I finished Rick Yancey's The Monstrumologist this weekend. It's a fine book, for older middle grade readers or young adults who are not averse to gore and horror (the book's jacket markets it for readers aged fourteen and older; the point of view character is twelve years old). Nothing I say in what follows should be understood to detract from my recommendation of the book.
It was an interesting read for me because of the similarities to my fellow Story Monkey E.J. Patten's Return to Exile, and because of one important difference. In both books, a boy learns about monsters and the hunting thereof from a quirky and cantankerous older mentor. In Return to Exile, that mentor is missing and out of the picture from early in the book. In The Monstrumologist, the mentor is always present.
Which means that The Monstrumologist, an otherwise excellent, book, has a serious case of the Adults Problem (a MR / YA pitfall about which we have previously blogged). Young Will Henry is almost entirely passive, following around his mentor figure and taking orders from him. When he is active, it is only on the tactical level, not the strategic level.

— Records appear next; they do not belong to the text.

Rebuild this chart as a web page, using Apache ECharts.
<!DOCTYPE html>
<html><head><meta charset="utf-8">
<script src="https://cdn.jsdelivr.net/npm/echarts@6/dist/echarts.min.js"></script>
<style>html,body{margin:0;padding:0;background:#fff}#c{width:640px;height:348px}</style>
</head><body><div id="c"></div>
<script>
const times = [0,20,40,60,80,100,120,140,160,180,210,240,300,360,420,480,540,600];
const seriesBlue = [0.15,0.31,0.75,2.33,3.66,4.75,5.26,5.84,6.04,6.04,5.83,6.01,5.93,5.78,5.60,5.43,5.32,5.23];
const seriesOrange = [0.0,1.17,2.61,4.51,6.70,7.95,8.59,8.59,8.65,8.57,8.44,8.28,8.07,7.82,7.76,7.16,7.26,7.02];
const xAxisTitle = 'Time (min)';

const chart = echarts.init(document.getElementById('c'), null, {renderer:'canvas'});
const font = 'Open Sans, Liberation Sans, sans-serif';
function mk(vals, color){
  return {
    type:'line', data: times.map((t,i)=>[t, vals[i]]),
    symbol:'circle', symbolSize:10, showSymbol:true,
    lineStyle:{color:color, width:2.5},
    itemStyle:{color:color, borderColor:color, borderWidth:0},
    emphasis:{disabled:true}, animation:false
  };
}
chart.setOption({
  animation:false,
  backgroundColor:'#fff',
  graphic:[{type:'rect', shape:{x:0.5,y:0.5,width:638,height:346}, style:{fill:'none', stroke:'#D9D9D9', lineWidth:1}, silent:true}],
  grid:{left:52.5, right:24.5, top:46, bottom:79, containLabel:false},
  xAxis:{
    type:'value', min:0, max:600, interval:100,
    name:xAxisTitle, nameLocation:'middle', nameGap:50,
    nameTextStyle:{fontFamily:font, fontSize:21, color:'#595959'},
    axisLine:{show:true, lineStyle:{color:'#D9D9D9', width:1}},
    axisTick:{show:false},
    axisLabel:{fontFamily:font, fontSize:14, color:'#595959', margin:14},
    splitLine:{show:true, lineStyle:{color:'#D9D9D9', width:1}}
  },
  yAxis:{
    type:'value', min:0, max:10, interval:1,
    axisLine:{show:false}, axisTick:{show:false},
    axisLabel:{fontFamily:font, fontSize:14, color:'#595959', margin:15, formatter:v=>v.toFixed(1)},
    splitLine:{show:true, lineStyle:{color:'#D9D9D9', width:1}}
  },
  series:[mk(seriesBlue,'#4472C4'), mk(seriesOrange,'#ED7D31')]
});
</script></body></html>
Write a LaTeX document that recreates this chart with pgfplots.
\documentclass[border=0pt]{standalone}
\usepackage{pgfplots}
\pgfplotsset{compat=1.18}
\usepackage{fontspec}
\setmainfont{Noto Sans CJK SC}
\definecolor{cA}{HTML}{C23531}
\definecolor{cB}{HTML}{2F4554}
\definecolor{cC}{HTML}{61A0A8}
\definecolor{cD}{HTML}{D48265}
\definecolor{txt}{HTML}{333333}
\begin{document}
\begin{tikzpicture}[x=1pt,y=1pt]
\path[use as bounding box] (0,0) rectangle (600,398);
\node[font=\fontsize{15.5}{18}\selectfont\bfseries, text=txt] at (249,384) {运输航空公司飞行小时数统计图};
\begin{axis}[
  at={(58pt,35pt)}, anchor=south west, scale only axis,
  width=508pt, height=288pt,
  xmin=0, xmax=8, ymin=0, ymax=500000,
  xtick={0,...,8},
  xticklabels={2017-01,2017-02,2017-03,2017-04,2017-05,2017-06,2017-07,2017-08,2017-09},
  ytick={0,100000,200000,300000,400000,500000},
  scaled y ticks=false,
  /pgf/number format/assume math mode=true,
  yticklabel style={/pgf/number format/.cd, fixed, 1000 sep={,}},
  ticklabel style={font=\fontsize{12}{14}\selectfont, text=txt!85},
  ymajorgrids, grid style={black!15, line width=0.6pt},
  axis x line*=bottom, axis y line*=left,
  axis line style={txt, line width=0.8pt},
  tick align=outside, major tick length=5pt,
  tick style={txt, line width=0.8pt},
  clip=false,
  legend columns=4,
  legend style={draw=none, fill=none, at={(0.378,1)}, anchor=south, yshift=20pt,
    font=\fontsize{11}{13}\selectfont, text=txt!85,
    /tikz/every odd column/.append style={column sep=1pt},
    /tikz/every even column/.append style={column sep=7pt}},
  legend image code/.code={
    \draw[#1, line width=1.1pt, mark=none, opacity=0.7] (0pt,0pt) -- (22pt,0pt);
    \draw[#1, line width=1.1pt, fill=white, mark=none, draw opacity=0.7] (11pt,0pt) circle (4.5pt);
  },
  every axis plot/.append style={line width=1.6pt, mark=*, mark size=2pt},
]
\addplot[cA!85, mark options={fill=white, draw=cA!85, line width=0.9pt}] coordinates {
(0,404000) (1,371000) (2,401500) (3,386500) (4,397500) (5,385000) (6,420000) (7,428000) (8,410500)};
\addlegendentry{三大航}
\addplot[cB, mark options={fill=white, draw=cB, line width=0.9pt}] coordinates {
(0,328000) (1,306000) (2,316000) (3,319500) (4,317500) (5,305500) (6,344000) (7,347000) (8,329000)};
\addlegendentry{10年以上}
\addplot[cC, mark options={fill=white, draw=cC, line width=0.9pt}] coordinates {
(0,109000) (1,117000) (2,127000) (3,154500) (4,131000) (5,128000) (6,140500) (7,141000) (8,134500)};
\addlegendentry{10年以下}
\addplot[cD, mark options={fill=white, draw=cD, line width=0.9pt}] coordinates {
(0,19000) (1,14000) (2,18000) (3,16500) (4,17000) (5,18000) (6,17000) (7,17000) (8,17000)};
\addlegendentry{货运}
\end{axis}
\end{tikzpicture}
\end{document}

Which, weirdly, means that Will Henry doesn't really have a plot. So the real protagonist of The Monstrumologist is actual the Obi Wan Kenobi figure, and the POV lad Will Henry is a secondary, subplot character. This is fine, the protagonist doesn't have to be the POV character (the POV character of the Sherlock Holmes stories is Watson), but for a middle reader book, the result is that it decreases reader sympathy for the character with whom the middle reader is supposed to sympathize, the boy his own age.
How about your book? How are you handling the Adults Problem?